Sand County Foundation is a non-profit private land conservation organization located in Madison, Wisconsin, United States. Founded in 1965, its work is inspired by world-renowned conservationist Aldo Leopold’s land ethic.

== Mission ==
To advance the use of ethical and scientifically sound land management practices and partnerships for the benefit of people and their rural landscapes.

== Programs ==

===Leopold Conservation Award===
The Leopold Conservation Award of $10,000 and a crystal award recognizes private landowners who practice responsible land stewardship and management. Started in 2003, this program has expanded to 24 states as of 2022 including California, Colorado, Kansas, Kentucky, Missouri, Nebraska, North Dakota, Oklahoma, South Dakota, Texas, Utah, Wisconsin, and Wyoming

===Agricultural Conservation ===
The Agricultural Incentives Program is composed of various projects throughout the midwest focused on reducing nutrient runoff associated with agriculture.
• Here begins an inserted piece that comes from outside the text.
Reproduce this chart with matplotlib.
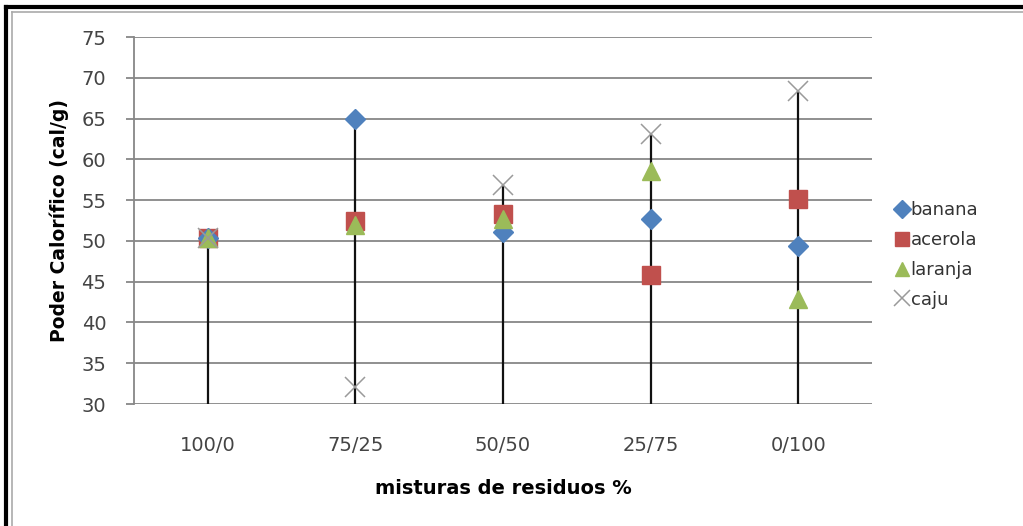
import matplotlib
matplotlib.use("Agg")
import matplotlib.pyplot as plt
from matplotlib.lines import Line2D
import numpy as np

plt.rcParams['font.family'] = ['DejaVu Sans']

categories = ["100/0", "75/25", "50/50", "25/75", "0/100"]
banana = [50.3, 65.0, 51.1, 52.7, 49.4]
acerola = [50.3, 52.4, 53.3, 45.8, 55.1]
laranja = [50.3, 52.0, 52.7, 58.6, 42.9]
caju = [50.3, 32.1, 56.8, 63.1, 68.4]

fig = plt.figure(figsize=(10.23, 5.26), dpi=100)
ax = fig.add_axes([134/1023, 1-404/526, (872-134)/1023, (404-37)/526])

x = np.arange(len(categories))
ymin, ymax = 30, 75

# drop lines from highest point to the bottom
tops = np.max(np.vstack([banana, acerola, laranja, caju]), axis=0)
ax.vlines(x, ymin, tops, colors='#111111', lw=1.6, zorder=2)

ax.plot(x, banana, 'D', color='#4F81BD', ms=10.5, mec='#4F81BD', label='banana', zorder=5, clip_on=False)
ax.plot(x, acerola, 's', color='#C0504D', ms=12.5, mec='#C0504D', label='acerola', zorder=4, clip_on=False)
ax.plot(x, laranja, '^', color='#9BBB59', ms=12.5, mec='#9BBB59', label='laranja', zorder=6, clip_on=False)
ax.plot(x, caju, 'x', color='#9A9A9A', ms=14, mew=1.1, label='caju', zorder=7, clip_on=False)

ax.set_xlim(-0.5, len(categories) - 0.5)
ax.set_ylim(ymin, ymax)
ax.set_yticks(np.arange(30, 76, 5))
ax.set_xticks(x)
ax.set_xticklabels(categories)
ax.yaxis.grid(True, color='#878787', lw=1.3)
ax.set_axisbelow(True)
for s in ['top', 'right', 'bottom']:
    ax.spines[s].set_visible(False)
ax.spines['left'].set_color('#878787')
ax.spines['left'].set_linewidth(1.3)
ax.tick_params(axis='y', length=6, color='#878787', width=1.3, labelsize=14, labelcolor='#444444', pad=14)
ax.tick_params(axis='x', length=0, labelsize=14, labelcolor='#444444', pad=23)

ax.set_ylabel('Poder Calorífico (cal/g)', fontsize=13.5, fontweight='bold', labelpad=9)
ax.set_xlabel('misturas de residuos %', fontsize=14, fontweight='bold', labelpad=17)

leg = fig.legend(loc='upper left', bbox_to_anchor=(897/1023, 1-201/526), frameon=False,
                 fontsize=13, handlelength=0.6, handletextpad=0.15, labelspacing=0.66,
                 borderaxespad=0, borderpad=0, markerscale=0.85)
for t in leg.get_texts():
    t.set_color('#333333')

# outer chart border (top and left)
fig.add_artist(Line2D([6/1023, 6/1023], [0, 1-7/526], transform=fig.transFigure, color='black', lw=3))
fig.add_artist(Line2D([6/1023, 1], [1-7/526, 1-7/526], transform=fig.transFigure, color='black', lw=3))
fig.add_artist(Line2D([12/1023, 12/1023], [0, 1-12/526], transform=fig.transFigure, color='#aaaaaa', lw=1.2))
fig.add_artist(Line2D([12/1023, 1], [1-12/526, 1-12/526], transform=fig.transFigure, color='#aaaaaa', lw=1.2))

fig.savefig('out.png', dpi=100)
The program emphasizes watershed-scale projects and works with the agricultural community on research based solutions to address nutrient runoff.

== Previous Projects ==
Examples of projects the Foundation has undertaken:

- The Coastal Louisiana Restoration received the United States Environmental Protection Agency's Gulf Guardian Award in the Civic/Non-profit category.
- Beginning in 1999, Sand County Foundation became involved in the restoration of Wisconsin's Baraboo River. The restoration project removed dams to restore the flow of the river.
- The Cooperative Sagebrush Initiative began in 2006 and concluded in 2013. The project united western land users to conserve and restore the sagebrush ecosystem across portions of 11 western states.